Plain text, assumed to contain a space-separated table:
-H causes the first row to be taken as table headers and an associative array data structure to be created from each row with those keys. The 0-based index passed after -C denotes the column to be used as a key for the top-level associative array then created; without -C, a top-level array is generated instead.

DBF (dBase level 5 database file):
Imports database table as an array of hashes with field names as keys. The deletion flag does not prevent a record from being imported but is itself imported as the value of the "_deletion" key. Leading and trailing white space is stripped from values. Fields of type L (boolean) are converted to 0, 1 or undef; all other fields are imported as the strings that represent them. Thus fields of type M (strings from memo file) are imported as the block index only, the DBT file is not parsed.

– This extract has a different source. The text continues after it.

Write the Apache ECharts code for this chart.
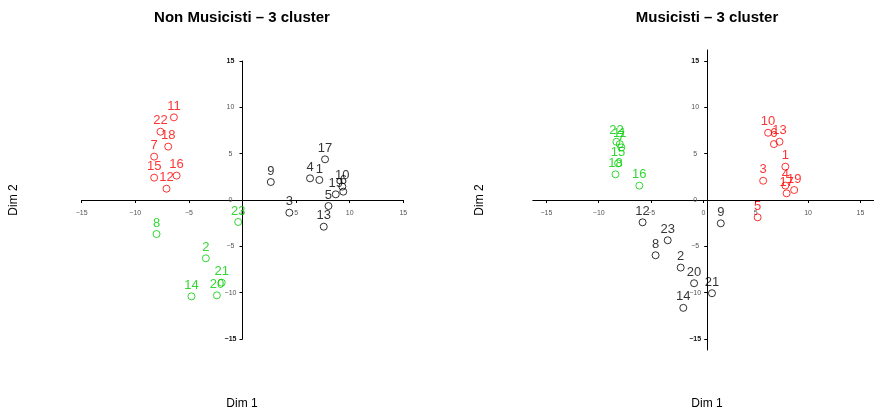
<!DOCTYPE html>
<html><head><meta charset="utf-8">
<script src="https://cdn.jsdelivr.net/npm/echarts@6/dist/echarts.min.js"></script>
<style>html,body{margin:0;padding:0;background:#fff}#c{width:874px;height:413px}</style>
</head><body><div id="c"></div>
<script>
// ---- data ----
const ids = [1,2,3,4,5,6,7,8,9,10,11,12,13,14,15,16,17,18,19,20,21,22,23];

// Non Musicisti (left panel)
const nmDim1 = [7.17,-3.42,4.37,6.30,8.02,9.40,-8.24,-8.02,2.64,9.31,-6.40,-7.09,7.58,-4.76,-8.24,-6.15,7.70,-6.93,8.70,-2.39,-1.94,-7.65,-0.40];
const nmDim2 = [2.16,-6.29,-1.37,2.34,-0.65,0.90,4.68,-3.67,1.94,1.45,8.92,1.22,-2.88,-10.40,2.41,2.63,4.39,5.76,0.61,-10.29,-8.92,7.37,-2.37];
const nmCluster = [3,2,3,3,3,3,1,2,3,3,1,1,3,2,1,1,3,1,3,2,2,1,2];

// Musicisti (right panel)
const muDim1 = [7.83,-2.17,5.71,7.83,5.18,6.74,-7.84,-4.57,1.66,6.18,-7.99,-5.81,7.27,-1.92,-8.15,-6.12,7.95,-8.40,8.67,-0.89,0.82,-8.31,-3.41];
const muDim2 = [3.60,-7.30,2.08,1.56,-1.87,6.04,5.68,-5.97,-2.52,7.26,6.04,-2.41,6.29,-11.65,3.96,1.55,0.72,2.77,1.08,-8.99,-10.07,6.29,-4.35];
const muCluster = [1,3,1,1,1,1,2,3,3,1,2,3,1,3,2,2,1,2,1,3,3,2,3];

const tickValues = [-15,-10,-5,0,5,10,15];
const titles = ['Non Musicisti \u2013 3 cluster', 'Musicisti \u2013 3 cluster'];
const axisNames = ['Dim 1', 'Dim 2'];

// ---- styling / layout ----
const clusterColors = {1:'#FF0000', 2:'#00CD00', 3:'#000000'};
const FONT = '"Liberation Sans", Arial, Helvetica, sans-serif';
const grids = [
  {left: 81.7, width: 321.6, top: 61, height: 278, xmin: -15, xmax: 15, ymin: -15, ymax: 15},
  {left: 532.8, width: 348.8, top: 50, height: 300, xmin: -16.3, xmax: 16.3, ymin: -16.2, ymax: 16.2}
];

function seriesFor(dim1, dim2, cl, gridIdx) {
  const out = [];
  [1,2,3].forEach(k => {
    const data = [];
    ids.forEach((id, i) => { if (cl[i] === k) data.push([dim1[i], dim2[i], id]); });
    out.push({
      type: 'scatter', xAxisIndex: gridIdx, yAxisIndex: gridIdx,
      symbol: 'circle', symbolSize: 7,
      itemStyle: {color: 'rgba(0,0,0,0)', borderColor: clusterColors[k], borderWidth: 1},
      label: {show: true, position: 'inside', offset: [0, -11],
        formatter: p => String(p.value[2]),
        color: clusterColors[k], fontSize: 13, fontFamily: FONT},
      emphasis: {disabled: true},
      silent: true,
      data: data
    });
  });
  return out;
}

function fmt(v) {
  const s = (v < 0 ? '\u2212' : '') + Math.abs(v);
  return Math.abs(v) === 15 ? '{b|' + s + '}' : s;
}

function xAxisFor(gi) {
  const g = grids[gi];
  const off = -g.height * (0 - g.ymin) / (g.ymax - g.ymin);
  return {
    gridIndex: gi, type: 'value', min: g.xmin, max: g.xmax, position: 'bottom', offset: off,
    axisLine: {onZero: false, lineStyle: {color: '#000', width: 1}},
    axisTick: {length: 3, lineStyle: {color: '#000'}, customValues: tickValues},
    axisLabel: {customValues: tickValues, fontSize: 7, color: '#555', fontFamily: FONT,
      margin: 13, verticalAlign: 'middle', formatter: v => (v < 0 ? '\u2212' : '') + Math.abs(v)},
    splitLine: {show: false}
  };
}
function yAxisFor(gi) {
  const g = grids[gi];
  const off = -g.width * (0 - g.xmin) / (g.xmax - g.xmin);
  return {
    gridIndex: gi, type: 'value', min: g.ymin, max: g.ymax, position: 'left', offset: off,
    axisLine: {onZero: false, lineStyle: {color: '#000', width: 1}},
    axisTick: {length: 3, lineStyle: {color: '#000'}, customValues: tickValues},
    axisLabel: {customValues: tickValues, fontSize: 7, color: '#555', fontFamily: FONT,
      margin: 12, align: 'center', formatter: fmt,
      rich: {b: {fontSize: 7, fontWeight: 'bold', color: '#111', fontFamily: FONT}}},
    splitLine: {show: false}
  };
}

const chart = echarts.init(document.getElementById('c'), null, {renderer: 'canvas'});
chart.setOption({
  animation: false,
  backgroundColor: '#fff',
  grid: grids.map(g => ({left: g.left, width: g.width, top: g.top, height: g.height})),
  xAxis: [xAxisFor(0), xAxisFor(1)],
  yAxis: [yAxisFor(0), yAxisFor(1)],
  series: [].concat(seriesFor(nmDim1, nmDim2, nmCluster, 0), seriesFor(muDim1, muDim2, muCluster, 1)),
  graphic: [
    {type: 'text', x: 242, y: 18, style: {text: titles[0], fontSize: 15, fontWeight: 'bold', fontFamily: FONT, fill: '#000', align: 'center', verticalAlign: 'middle'}},
    {type: 'text', x: 707, y: 18, style: {text: titles[1], fontSize: 15, fontWeight: 'bold', fontFamily: FONT, fill: '#000', align: 'center', verticalAlign: 'middle'}},
    {type: 'text', x: 242, y: 404, style: {text: axisNames[0], fontSize: 12, fontFamily: FONT, fill: '#000', align: 'center', verticalAlign: 'middle'}},
    {type: 'text', x: 707, y: 404, style: {text: axisNames[0], fontSize: 12, fontFamily: FONT, fill: '#000', align: 'center', verticalAlign: 'middle'}},
    {type: 'text', x: 14, y: 200, rotation: Math.PI / 2, style: {text: axisNames[1], fontSize: 12, fontFamily: FONT, fill: '#000', align: 'center', verticalAlign: 'middle'}},
    {type: 'text', x: 480, y: 200, rotation: Math.PI / 2, style: {text: axisNames[1], fontSize: 12, fontFamily: FONT, fill: '#000', align: 'center', verticalAlign: 'middle'}}
  ]
});
</script>
</body></html>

yaml export <file.yaml> <file.sqlite>

Converts a YAML file to a different format.

SQLite:
Converts an array of hashes to an SQLite database. This requires the DBI Perl module. A table named after the input file with columns named after hash keys will be created and filled. All column types are "numeric", which stores numerical data in numerical types. Non-scalar values will be stored as text containing YAML expressions.

Export will be refused if an heuristic decides that the hash keys are too diverse between array entries to make sense as database table columns. The output file may already contain a database, but if a table with the target name exists already, the export is also aborted.